» **PROBLEM**
Print the listing from its top line through the line containing "M5:\u00a0 Euro vs", nothing more, and leave out the pictures.

» **RECORDS SUPPLIED**
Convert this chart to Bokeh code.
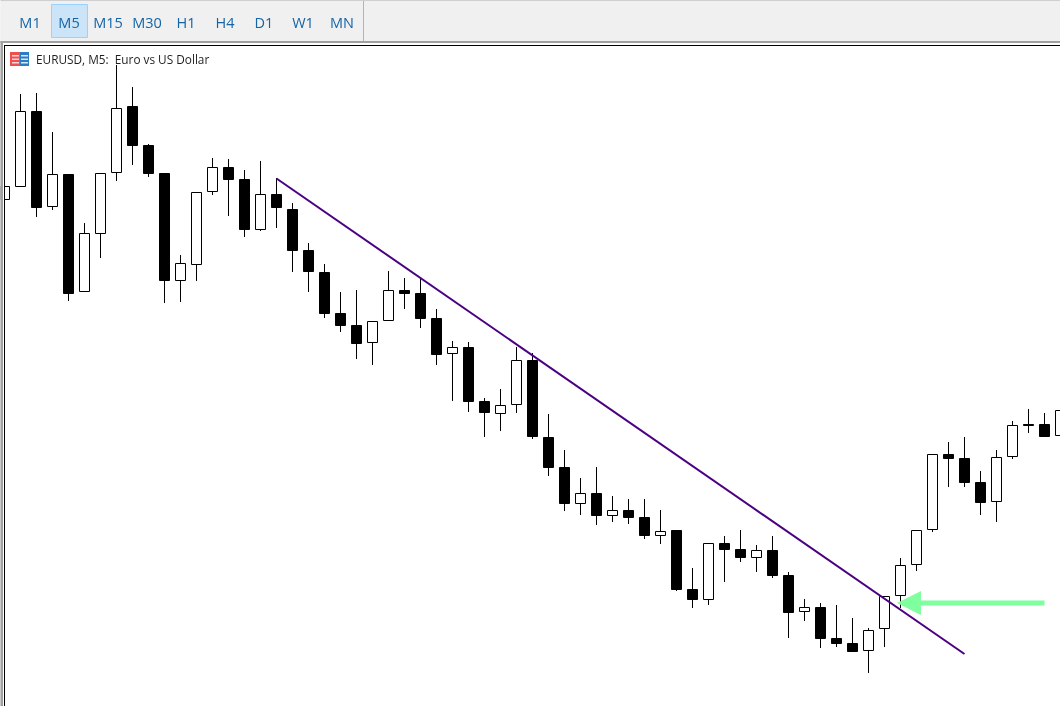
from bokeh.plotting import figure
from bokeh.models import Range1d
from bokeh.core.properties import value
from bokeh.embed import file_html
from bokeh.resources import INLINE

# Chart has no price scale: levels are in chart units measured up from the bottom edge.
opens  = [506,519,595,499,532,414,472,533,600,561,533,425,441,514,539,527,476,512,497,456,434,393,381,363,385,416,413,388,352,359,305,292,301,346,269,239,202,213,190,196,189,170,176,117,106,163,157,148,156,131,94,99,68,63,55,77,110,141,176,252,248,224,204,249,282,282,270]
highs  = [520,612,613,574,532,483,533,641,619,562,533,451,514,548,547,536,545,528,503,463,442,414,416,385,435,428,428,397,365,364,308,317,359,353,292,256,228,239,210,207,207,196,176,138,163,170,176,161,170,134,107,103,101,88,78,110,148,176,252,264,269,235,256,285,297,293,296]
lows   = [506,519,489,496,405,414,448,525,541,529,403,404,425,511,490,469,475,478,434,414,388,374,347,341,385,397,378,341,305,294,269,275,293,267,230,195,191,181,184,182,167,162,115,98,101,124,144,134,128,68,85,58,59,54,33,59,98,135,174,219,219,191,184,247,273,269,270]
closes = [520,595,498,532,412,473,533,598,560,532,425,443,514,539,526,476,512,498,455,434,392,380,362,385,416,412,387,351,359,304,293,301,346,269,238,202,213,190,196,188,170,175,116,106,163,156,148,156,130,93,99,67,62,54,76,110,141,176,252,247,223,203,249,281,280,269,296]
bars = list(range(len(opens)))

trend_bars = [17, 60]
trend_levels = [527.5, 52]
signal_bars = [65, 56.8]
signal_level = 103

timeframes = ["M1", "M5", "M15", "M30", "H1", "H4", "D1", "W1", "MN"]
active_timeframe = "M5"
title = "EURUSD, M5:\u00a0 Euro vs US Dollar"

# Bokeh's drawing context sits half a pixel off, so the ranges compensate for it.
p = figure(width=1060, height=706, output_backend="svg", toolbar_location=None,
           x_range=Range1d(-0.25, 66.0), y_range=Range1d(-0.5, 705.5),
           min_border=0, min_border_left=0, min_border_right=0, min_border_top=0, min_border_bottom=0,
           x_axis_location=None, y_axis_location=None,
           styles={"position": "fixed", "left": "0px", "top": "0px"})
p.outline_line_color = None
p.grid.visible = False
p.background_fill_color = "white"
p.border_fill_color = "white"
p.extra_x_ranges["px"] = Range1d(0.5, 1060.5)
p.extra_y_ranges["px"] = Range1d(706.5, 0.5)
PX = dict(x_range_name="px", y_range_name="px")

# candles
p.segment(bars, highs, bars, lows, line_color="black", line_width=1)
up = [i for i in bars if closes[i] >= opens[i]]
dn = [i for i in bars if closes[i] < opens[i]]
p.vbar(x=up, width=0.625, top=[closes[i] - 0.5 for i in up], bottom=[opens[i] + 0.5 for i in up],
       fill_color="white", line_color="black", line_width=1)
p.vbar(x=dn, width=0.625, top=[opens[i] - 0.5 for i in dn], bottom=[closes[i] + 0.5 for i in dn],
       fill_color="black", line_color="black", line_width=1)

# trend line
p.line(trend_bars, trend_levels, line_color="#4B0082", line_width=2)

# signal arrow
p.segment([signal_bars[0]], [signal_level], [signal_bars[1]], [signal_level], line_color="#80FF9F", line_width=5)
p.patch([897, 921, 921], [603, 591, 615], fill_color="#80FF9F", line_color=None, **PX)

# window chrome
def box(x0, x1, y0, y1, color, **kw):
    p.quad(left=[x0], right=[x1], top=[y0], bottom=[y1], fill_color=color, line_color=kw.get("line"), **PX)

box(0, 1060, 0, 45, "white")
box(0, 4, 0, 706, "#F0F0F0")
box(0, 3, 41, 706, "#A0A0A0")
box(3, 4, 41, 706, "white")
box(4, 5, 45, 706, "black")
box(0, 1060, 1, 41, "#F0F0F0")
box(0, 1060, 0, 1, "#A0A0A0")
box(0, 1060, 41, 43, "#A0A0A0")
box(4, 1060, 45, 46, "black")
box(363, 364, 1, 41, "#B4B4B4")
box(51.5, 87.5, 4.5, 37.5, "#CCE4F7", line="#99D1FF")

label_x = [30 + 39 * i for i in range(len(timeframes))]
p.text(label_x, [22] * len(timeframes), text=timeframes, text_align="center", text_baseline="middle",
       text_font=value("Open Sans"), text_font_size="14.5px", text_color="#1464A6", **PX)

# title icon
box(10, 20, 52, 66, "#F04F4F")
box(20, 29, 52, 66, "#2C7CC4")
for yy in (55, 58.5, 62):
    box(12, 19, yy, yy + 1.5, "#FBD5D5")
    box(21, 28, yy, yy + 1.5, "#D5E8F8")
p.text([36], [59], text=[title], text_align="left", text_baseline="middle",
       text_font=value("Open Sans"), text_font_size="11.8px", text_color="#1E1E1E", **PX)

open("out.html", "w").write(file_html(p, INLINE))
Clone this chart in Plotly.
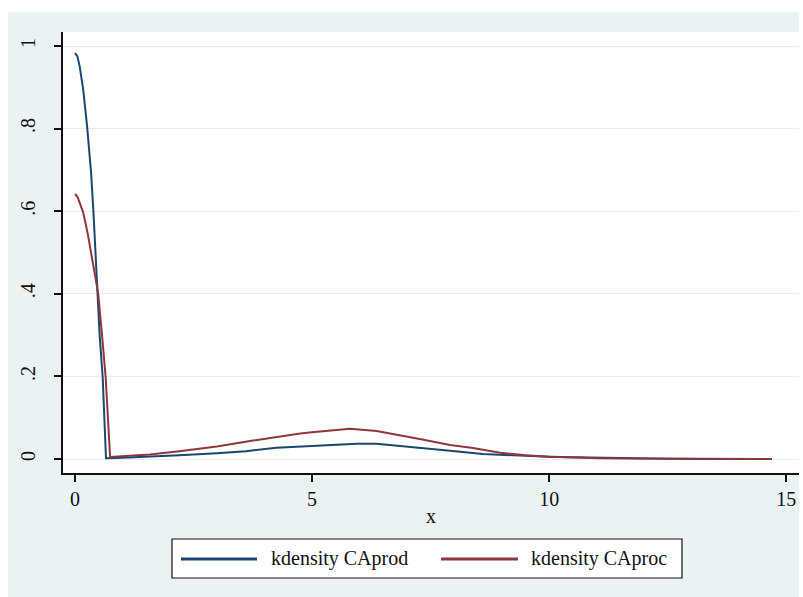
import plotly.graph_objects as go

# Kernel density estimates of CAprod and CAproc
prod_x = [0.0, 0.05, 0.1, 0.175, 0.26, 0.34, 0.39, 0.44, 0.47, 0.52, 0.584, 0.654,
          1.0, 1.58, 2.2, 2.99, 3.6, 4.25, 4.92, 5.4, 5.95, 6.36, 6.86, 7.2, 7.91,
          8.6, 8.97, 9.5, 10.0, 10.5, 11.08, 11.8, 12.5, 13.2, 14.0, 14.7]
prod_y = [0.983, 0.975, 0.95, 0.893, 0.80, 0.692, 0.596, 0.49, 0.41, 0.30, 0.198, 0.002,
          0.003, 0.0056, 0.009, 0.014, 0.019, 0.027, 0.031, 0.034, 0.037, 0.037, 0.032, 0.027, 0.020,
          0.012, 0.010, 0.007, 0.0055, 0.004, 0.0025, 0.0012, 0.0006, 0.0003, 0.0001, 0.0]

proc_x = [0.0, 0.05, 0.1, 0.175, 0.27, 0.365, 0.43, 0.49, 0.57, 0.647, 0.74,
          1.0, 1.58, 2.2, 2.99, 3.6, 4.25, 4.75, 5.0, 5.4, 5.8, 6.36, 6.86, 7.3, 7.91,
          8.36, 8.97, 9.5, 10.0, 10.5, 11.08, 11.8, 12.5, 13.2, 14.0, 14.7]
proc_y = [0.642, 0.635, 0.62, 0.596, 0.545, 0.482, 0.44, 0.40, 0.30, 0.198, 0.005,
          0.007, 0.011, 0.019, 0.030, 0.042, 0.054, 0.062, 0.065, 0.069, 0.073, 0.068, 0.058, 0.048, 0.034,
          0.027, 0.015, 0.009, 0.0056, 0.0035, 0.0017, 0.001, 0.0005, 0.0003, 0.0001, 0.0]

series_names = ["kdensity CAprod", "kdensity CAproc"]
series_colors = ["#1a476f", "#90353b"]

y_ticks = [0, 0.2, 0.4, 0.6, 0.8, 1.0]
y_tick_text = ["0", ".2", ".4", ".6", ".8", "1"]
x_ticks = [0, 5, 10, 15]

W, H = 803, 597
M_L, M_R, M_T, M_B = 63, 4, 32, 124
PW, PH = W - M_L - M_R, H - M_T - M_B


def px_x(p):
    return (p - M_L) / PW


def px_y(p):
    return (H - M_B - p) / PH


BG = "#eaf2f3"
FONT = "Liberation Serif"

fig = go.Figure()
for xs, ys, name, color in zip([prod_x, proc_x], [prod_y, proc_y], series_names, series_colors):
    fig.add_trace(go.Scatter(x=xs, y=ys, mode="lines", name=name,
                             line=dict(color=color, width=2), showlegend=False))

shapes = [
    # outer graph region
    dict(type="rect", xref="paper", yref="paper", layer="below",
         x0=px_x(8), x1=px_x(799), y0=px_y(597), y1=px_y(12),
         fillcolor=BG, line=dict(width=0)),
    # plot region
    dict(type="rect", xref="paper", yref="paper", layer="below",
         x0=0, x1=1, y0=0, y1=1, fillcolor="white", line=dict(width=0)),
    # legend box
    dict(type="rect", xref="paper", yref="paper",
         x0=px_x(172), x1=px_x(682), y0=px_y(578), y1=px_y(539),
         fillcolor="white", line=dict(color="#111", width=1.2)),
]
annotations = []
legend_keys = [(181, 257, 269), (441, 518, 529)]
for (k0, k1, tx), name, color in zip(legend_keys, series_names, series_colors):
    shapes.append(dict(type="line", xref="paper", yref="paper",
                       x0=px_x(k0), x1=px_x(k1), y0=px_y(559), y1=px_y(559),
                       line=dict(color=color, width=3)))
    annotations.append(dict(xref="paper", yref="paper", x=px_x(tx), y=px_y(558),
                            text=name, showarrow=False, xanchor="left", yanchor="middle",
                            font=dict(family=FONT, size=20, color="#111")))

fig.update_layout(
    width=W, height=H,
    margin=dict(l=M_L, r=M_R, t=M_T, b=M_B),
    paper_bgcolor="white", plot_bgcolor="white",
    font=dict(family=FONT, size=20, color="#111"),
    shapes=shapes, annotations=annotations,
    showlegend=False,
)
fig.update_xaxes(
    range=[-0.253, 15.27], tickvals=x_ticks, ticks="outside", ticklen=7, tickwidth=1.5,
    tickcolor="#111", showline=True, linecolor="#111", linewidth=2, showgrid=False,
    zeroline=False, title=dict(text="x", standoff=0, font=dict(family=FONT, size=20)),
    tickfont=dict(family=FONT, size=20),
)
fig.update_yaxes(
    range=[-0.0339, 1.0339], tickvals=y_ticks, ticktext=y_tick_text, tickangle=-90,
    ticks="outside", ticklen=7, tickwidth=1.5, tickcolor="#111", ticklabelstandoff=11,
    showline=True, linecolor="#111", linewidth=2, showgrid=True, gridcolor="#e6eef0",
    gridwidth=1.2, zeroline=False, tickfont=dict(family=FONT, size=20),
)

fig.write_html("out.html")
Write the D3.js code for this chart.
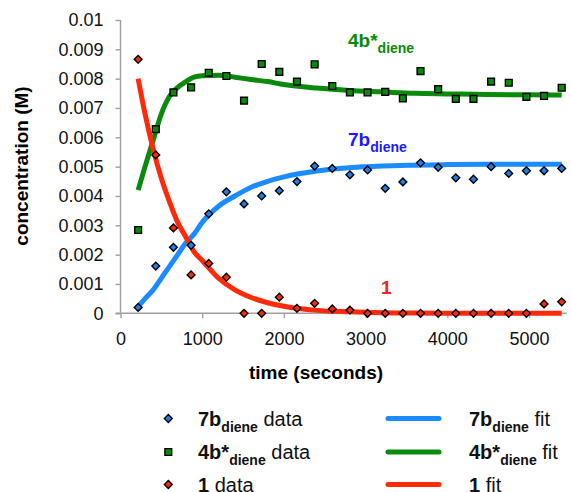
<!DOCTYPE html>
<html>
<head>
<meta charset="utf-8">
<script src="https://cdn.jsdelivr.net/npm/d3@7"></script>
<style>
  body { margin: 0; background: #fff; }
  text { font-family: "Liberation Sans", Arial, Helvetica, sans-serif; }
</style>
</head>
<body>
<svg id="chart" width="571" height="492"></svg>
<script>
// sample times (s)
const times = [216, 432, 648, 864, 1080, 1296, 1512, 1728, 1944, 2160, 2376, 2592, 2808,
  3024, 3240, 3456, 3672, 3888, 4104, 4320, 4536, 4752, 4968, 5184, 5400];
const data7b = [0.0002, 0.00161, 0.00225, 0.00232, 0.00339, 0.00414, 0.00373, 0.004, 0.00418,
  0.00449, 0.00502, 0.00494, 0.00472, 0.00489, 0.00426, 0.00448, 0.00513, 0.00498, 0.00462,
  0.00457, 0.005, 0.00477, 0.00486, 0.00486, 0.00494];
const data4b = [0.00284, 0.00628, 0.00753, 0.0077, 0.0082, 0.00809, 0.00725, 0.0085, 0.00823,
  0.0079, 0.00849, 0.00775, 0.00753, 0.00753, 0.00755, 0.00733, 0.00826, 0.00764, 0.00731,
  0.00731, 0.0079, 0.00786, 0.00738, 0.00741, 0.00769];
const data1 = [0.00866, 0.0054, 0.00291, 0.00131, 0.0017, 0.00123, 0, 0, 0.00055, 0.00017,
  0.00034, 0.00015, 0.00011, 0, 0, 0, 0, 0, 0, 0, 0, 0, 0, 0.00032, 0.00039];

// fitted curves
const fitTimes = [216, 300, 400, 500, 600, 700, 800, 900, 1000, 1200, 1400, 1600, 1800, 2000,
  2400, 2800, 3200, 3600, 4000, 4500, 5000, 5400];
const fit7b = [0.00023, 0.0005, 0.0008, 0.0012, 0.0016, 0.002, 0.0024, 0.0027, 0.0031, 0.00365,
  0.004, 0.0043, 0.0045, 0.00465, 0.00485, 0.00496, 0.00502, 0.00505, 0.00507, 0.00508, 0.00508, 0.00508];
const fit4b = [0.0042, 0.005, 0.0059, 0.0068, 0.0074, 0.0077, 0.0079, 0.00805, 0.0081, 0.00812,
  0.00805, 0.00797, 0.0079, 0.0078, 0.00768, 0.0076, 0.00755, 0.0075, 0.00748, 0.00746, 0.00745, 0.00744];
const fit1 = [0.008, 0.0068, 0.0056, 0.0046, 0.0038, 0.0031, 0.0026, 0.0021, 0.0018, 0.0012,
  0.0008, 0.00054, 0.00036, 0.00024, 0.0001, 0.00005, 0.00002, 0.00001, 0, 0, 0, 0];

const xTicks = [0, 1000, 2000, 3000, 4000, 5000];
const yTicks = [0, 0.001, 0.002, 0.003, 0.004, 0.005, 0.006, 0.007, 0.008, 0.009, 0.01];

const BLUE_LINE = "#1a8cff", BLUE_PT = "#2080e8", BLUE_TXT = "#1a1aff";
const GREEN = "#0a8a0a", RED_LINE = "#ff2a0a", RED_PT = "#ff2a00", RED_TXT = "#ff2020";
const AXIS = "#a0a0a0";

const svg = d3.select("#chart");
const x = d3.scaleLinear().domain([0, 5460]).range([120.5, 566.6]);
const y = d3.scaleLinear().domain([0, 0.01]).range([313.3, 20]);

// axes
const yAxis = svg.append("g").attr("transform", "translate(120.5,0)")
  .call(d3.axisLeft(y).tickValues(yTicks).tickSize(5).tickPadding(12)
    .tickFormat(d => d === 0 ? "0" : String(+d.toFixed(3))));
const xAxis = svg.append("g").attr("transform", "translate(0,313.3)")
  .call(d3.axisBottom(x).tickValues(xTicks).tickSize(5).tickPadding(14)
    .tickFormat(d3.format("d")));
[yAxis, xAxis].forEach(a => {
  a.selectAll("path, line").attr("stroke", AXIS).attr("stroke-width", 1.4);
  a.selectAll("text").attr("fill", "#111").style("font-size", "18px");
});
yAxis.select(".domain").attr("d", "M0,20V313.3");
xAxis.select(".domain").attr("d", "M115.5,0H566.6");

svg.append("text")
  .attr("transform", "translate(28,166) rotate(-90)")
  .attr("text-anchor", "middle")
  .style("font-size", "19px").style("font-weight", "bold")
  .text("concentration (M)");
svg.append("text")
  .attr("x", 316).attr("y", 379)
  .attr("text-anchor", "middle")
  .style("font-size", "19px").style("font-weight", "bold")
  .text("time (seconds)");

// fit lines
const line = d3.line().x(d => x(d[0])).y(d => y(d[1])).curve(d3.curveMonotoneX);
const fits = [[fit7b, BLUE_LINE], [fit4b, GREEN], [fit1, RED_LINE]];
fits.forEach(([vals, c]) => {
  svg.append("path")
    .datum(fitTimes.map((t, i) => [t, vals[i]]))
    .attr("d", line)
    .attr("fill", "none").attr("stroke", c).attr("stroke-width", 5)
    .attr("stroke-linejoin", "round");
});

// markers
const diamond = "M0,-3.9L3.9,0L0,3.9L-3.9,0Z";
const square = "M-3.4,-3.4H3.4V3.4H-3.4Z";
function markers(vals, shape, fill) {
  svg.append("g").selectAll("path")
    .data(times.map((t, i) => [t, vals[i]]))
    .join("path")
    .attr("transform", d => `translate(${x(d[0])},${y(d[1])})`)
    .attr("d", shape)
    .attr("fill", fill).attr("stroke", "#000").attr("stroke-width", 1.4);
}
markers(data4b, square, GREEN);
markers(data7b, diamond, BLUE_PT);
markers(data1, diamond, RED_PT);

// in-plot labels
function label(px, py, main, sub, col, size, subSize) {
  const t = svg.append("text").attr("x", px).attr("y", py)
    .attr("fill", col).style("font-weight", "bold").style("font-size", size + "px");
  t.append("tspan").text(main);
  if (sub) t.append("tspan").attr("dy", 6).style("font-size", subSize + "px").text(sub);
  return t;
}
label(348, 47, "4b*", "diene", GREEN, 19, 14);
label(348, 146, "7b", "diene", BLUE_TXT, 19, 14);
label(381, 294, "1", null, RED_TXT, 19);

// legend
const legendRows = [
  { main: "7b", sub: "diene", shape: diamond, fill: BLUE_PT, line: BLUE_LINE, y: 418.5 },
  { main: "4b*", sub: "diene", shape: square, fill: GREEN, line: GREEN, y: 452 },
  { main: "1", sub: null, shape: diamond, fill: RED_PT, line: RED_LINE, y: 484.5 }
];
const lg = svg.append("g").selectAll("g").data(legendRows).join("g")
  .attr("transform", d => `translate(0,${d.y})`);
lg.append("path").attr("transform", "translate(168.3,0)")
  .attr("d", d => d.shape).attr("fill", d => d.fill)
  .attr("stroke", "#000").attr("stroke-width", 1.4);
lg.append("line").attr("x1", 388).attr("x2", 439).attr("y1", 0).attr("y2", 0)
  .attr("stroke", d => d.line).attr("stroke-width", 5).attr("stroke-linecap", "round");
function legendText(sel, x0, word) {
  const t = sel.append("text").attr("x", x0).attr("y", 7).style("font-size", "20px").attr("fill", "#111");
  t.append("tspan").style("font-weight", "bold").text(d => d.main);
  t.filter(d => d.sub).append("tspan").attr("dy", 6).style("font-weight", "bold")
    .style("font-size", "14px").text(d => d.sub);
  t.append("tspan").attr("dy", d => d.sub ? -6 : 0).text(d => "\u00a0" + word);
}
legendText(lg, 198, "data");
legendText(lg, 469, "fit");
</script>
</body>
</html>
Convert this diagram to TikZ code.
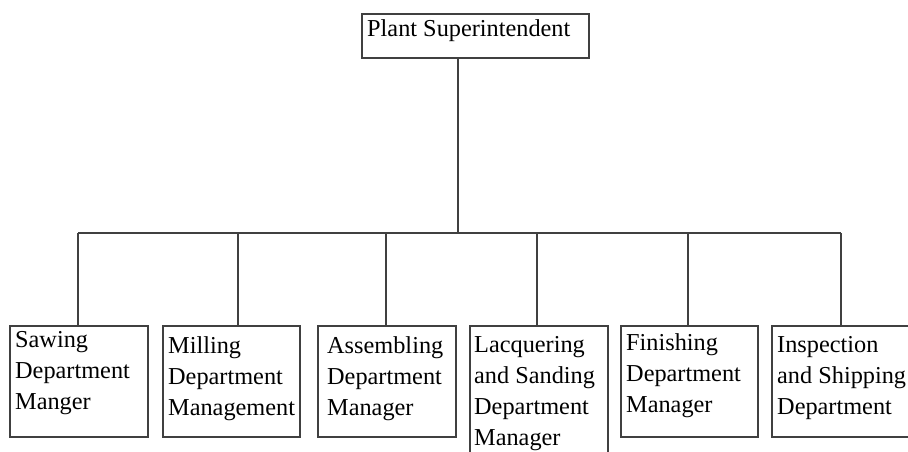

» **REPLY**
Convert this chart to Bokeh code.
from bokeh.plotting import figure
from bokeh.models import Range1d
from bokeh.core.properties import value
from bokeh.embed import file_html
from bokeh.resources import INLINE

# Chart has no price scale: levels are in chart units measured up from the bottom edge.
opens  = [506,519,595,499,532,414,472,533,600,561,533,425,441,514,539,527,476,512,497,456,434,393,381,363,385,416,413,388,352,359,305,292,301,346,269,239,202,213,190,196,189,170,176,117,106,163,157,148,156,131,94,99,68,63,55,77,110,141,176,252,248,224,204,249,282,282,270]
highs  = [520,612,613,574,532,483,533,641,619,562,533,451,514,548,547,536,545,528,503,463,442,414,416,385,435,428,428,397,365,364,308,317,359,353,292,256,228,239,210,207,207,196,176,138,163,170,176,161,170,134,107,103,101,88,78,110,148,176,252,264,269,235,256,285,297,293,296]
lows   = [506,519,489,496,405,414,448,525,541,529,403,404,425,511,490,469,475,478,434,414,388,374,347,341,385,397,378,341,305,294,269,275,293,267,230,195,191,181,184,182,167,162,115,98,101,124,144,134,128,68,85,58,59,54,33,59,98,135,174,219,219,191,184,247,273,269,270]
closes = [520,595,498,532,412,473,533,598,560,532,425,443,514,539,526,476,512,498,455,434,392,380,362,385,416,412,387,351,359,304,293,301,346,269,238,202,213,190,196,188,170,175,116,106,163,156,148,156,130,93,99,67,62,54,76,110,141,176,252,247,223,203,249,281,280,269,296]
bars = list(range(len(opens)))

trend_bars = [17, 60]
trend_levels = [527.5, 52]
signal_bars = [65, 56.8]
signal_level = 103

timeframes = ["M1", "M5", "M15", "M30", "H1", "H4", "D1", "W1", "MN"]
active_timeframe = "M5"
title = "EURUSD, M5:\u00a0 Euro vs US Dollar"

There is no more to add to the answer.